Harford's backing band, The Band of Changes, is a revolving door concept which has included notable musicians such as Kevin Salem, Jane Scarpantoni, members of Ween including Dave Dreiwitz and Dean Ween, Scott Metzger, Robert Seahag Mangano, Joe Russo, Eric Slick, Richard Thompson, and Michael Hampton.

Harford was born and grew up in Princeton, New Jersey, where he attended Princeton High School. He then attended Connecticut College before transferring to Massachusetts College of Art and Design.

In the early 1980s Harford was a member of the Boston-based band Three Colors that included Hub Moore, whose major label debut on Slash/London Records Harford produced in 1996; and saxophonist Dana Colley, who went on to be a member of the band Morphine.

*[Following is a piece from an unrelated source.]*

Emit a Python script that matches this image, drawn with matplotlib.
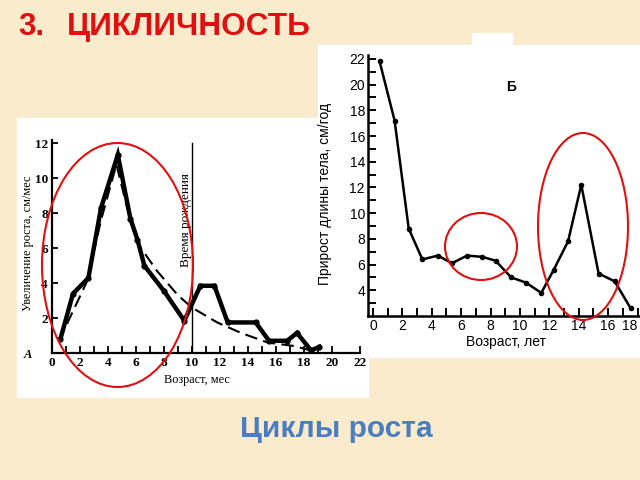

In 1992, as Chris Harford and the First Rays of the New Rising Sun, he released Be Headed on Elektra Records. Subsequently, he released several albums independently:" Comet; Band of Changes; Wake; Live at CBGB's; Sing, Breathe, & Be Merry; and Time Warp Deck. His sixth studio album, Looking Out For Number 6 (2006), was produced by Dean Ween (who also contributed drums and lead guitar) and released by Schnitzel Records Ltd.

Harford's paintings were first shown at New York City's famed rock club, CBGB's. He has since had over 20 exhibits at galleries including Salt Philadelphia, and Gerald Peters New York City.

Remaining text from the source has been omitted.